Events in Hong Kong are particularly sensitive for the British Government because China agreed to a ``one country, two systems" policy that was supposed to protect the economic and social traditions of the territory for 50 years after the handover.
Britain and other Western nations believe the new security law threatens that agreement because it restricts free speech and erodes the judicial independence of Hong Kong.
The law makes crimes such as promoting secession punishable by life in prison and allows some cases to be tried on the mainland.
This means people extradited to Hong Kong could end up being tried in mainland courts, Raab said.
The UK previously accused the Beijing Government of a serious breach of the Sino-British Joint Declaration under which Hong Kong was returned to China and announced it would open a special route to citizenship for up to three million eligible residents of the territory.
China's decision to implement the security law on June 30 triggered widespread protests in Hong Kong.
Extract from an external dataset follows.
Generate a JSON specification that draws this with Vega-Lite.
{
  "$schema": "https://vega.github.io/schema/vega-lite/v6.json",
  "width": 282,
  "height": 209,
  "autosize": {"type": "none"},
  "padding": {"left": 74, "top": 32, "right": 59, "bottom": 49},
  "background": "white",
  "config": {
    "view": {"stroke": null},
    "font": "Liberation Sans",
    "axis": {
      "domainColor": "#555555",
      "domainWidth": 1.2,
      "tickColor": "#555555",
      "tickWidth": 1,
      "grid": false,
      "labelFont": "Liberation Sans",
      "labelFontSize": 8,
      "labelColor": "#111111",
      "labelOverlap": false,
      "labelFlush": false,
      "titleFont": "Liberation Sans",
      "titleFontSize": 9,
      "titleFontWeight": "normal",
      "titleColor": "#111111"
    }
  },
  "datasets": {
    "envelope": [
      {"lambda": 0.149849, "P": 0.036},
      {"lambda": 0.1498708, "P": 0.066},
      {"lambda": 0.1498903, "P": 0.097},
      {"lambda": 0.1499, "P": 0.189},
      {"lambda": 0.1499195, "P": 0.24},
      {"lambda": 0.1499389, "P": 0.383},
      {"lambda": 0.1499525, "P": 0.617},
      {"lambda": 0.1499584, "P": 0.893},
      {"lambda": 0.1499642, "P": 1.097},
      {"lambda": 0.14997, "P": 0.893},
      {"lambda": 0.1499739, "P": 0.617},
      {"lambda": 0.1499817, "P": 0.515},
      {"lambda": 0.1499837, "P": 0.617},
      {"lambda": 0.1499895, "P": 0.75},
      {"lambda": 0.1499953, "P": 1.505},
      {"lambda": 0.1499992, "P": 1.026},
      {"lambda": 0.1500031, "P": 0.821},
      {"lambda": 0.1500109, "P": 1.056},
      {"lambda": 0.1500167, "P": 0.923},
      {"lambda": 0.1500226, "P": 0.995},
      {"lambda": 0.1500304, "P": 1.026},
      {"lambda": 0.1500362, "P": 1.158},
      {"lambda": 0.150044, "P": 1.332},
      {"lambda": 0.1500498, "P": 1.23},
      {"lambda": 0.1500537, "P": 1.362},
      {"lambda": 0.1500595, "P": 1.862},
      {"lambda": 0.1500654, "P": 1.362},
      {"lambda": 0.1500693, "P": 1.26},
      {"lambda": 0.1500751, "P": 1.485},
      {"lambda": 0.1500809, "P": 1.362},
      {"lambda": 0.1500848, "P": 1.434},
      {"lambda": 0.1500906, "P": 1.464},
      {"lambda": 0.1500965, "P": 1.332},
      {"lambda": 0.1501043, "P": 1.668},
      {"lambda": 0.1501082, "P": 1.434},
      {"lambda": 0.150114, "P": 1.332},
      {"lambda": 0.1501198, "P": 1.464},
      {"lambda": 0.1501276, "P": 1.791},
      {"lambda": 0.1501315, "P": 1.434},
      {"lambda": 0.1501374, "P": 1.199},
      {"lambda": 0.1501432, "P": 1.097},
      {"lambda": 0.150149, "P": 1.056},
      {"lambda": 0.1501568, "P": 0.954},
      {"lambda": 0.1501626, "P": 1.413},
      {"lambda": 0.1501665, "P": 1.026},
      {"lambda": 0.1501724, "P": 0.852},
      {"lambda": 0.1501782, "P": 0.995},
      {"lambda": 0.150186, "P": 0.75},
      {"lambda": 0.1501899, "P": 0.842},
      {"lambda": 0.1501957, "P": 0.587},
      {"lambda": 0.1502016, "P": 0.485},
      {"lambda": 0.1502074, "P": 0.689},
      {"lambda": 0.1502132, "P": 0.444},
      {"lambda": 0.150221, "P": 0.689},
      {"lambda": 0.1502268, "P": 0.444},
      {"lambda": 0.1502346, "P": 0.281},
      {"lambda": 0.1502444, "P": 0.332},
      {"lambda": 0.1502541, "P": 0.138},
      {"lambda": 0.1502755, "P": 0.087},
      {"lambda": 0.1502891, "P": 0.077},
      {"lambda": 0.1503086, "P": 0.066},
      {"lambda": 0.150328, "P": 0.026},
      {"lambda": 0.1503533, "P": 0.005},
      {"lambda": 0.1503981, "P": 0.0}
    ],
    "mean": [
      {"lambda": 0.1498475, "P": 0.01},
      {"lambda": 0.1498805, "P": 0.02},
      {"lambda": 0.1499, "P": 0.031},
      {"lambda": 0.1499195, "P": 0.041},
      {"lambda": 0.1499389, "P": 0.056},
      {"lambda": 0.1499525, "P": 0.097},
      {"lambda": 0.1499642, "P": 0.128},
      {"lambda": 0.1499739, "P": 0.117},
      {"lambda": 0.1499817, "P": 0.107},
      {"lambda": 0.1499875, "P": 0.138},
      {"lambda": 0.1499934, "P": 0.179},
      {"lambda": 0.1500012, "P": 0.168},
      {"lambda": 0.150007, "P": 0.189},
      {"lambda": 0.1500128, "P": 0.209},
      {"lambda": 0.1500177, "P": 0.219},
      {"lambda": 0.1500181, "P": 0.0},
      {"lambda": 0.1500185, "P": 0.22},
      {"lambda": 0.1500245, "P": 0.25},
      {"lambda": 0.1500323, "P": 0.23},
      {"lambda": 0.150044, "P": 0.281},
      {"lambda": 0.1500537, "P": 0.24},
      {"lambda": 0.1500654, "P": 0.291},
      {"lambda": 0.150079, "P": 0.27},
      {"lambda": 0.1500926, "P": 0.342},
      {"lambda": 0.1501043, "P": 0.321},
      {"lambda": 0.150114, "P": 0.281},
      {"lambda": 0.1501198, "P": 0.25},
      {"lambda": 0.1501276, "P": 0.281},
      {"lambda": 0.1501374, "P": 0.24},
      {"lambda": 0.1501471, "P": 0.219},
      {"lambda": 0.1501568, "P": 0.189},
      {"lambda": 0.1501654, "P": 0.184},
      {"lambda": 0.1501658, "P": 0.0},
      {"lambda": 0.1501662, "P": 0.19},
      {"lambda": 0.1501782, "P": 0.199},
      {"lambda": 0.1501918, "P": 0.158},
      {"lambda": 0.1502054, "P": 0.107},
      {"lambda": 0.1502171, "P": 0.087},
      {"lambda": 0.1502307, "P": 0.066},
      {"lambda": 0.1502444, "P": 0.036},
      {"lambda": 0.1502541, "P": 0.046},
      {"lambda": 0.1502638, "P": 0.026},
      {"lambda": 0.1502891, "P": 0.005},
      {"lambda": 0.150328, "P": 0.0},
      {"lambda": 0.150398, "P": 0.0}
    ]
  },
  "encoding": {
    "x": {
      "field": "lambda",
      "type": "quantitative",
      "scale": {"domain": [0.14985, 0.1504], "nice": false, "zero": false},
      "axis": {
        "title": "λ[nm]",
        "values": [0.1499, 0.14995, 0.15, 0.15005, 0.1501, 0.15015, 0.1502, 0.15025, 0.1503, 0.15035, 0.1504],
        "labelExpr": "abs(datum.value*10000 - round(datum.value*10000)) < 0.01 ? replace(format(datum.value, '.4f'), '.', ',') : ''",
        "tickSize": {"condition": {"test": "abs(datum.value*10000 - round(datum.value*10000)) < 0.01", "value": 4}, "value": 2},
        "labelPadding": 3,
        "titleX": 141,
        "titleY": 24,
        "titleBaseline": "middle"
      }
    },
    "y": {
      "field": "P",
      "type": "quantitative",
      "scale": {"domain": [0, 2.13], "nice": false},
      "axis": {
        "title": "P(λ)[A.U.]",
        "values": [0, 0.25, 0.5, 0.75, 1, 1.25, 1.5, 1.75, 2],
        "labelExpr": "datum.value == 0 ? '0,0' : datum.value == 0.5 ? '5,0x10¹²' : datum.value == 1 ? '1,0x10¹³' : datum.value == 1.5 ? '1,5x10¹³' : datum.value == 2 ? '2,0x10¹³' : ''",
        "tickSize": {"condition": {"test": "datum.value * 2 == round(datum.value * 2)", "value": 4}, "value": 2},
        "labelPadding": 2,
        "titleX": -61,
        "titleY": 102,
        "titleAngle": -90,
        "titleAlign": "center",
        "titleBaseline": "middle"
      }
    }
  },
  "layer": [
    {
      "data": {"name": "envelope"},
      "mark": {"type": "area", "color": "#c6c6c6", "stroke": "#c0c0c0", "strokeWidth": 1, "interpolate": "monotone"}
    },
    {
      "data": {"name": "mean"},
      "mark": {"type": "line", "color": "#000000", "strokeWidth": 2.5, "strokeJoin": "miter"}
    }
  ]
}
Police responded with water cannon, tear gas and hundreds of arrests.
The ban on arms sales extends an embargo that has been in place for mainland China since 1989. It means the government will not allow British companies to export potentially lethal weapons, their components or ammunition, as well as equipment that might be used for internal repression such as shackles, firearms and smoke grenades.
The measures announced today come less than a week after Britain backtracked on plans to give Chinese telecommunications company Huawei a role in the UK's new high-speed mobile phone network.
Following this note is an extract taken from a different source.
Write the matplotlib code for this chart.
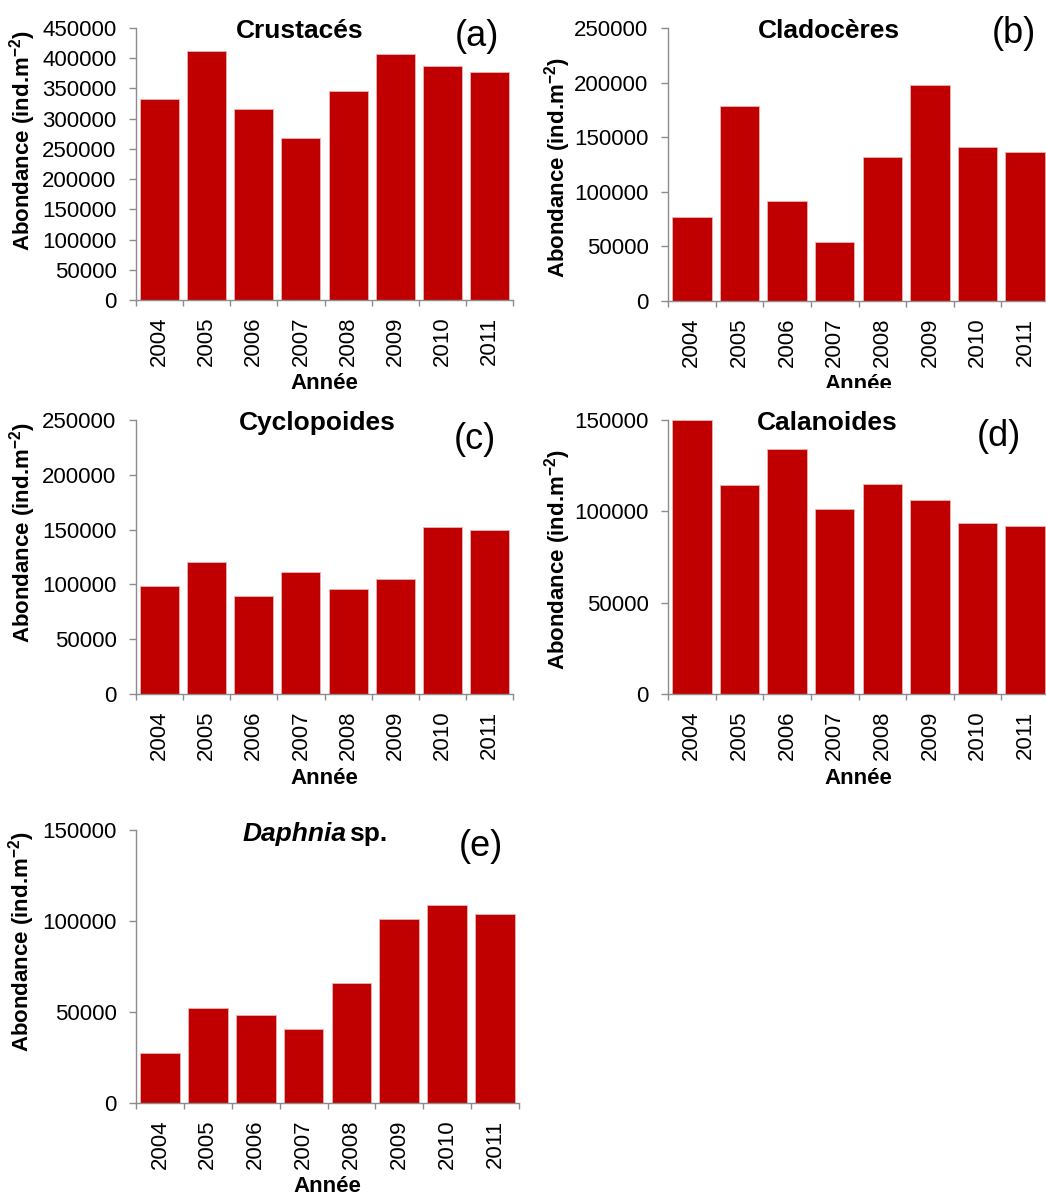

Beijing objected to the new measures even before they were formally announced by Raab.
China's Ambassador to Britain, Liu Xiaoming, yesterday told the BBC that Britain was "dancing to the tune" of the US and rejected the allegations of human rights abuses against the mainly-Muslim Uighur people.
He accused Western countries of trying to foment trouble with China.
"People say China (is) becoming very aggressive. That's totally wrong," he said. "China has not changed. It's Western countries, headed by US — they started this so-called new Cold War on China."